▸ Stated exercise:
Omit the pictures and print exactly the lines of the listing below, starting at the first and ending at the line containing "ax = fig.add_axes([0.096, 0.1155, 0.877, 0.7415])".

▸ Data extract:
►

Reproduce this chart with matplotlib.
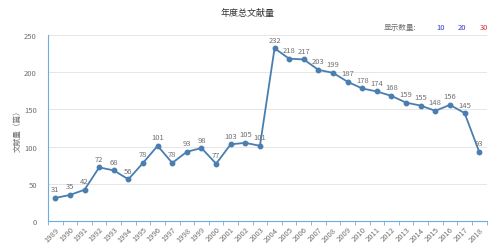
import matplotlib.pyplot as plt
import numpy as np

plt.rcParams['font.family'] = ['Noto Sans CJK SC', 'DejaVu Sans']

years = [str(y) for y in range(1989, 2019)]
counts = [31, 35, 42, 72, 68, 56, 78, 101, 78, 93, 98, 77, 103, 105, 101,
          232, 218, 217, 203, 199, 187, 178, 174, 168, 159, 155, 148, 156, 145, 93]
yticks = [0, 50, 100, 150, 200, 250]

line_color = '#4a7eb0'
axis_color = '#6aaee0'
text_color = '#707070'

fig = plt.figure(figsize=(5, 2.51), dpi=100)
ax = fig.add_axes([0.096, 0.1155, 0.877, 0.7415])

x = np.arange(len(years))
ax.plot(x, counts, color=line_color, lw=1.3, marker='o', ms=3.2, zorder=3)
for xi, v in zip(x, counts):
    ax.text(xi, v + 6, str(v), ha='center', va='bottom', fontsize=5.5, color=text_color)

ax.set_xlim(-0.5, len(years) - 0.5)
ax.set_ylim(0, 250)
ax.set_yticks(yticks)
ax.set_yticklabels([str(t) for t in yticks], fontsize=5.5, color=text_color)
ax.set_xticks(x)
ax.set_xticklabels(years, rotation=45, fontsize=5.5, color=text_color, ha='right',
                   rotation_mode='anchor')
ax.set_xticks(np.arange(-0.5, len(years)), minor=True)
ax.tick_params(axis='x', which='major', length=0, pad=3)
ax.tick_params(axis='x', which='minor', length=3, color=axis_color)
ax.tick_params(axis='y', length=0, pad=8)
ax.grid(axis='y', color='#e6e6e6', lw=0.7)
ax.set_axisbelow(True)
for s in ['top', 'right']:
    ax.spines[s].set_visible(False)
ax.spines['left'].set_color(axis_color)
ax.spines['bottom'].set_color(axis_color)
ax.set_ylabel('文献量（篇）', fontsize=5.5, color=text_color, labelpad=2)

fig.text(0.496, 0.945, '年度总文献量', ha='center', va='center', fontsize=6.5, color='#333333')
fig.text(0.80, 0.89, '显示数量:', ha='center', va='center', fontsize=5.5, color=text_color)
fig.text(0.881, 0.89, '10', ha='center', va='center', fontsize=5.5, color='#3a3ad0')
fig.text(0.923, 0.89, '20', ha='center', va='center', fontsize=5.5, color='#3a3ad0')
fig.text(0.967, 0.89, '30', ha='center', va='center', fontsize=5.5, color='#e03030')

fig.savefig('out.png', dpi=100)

◄

▸ Expected output:
Reproduce this chart with matplotlib.
import matplotlib.pyplot as plt
import numpy as np

plt.rcParams['font.family'] = ['Noto Sans CJK SC', 'DejaVu Sans']

years = [str(y) for y in range(1989, 2019)]
counts = [31, 35, 42, 72, 68, 56, 78, 101, 78, 93, 98, 77, 103, 105, 101,
          232, 218, 217, 203, 199, 187, 178, 174, 168, 159, 155, 148, 156, 145, 93]
yticks = [0, 50, 100, 150, 200, 250]

line_color = '#4a7eb0'
axis_color = '#6aaee0'
text_color = '#707070'

fig = plt.figure(figsize=(5, 2.51), dpi=100)
ax = fig.add_axes([0.096, 0.1155, 0.877, 0.7415])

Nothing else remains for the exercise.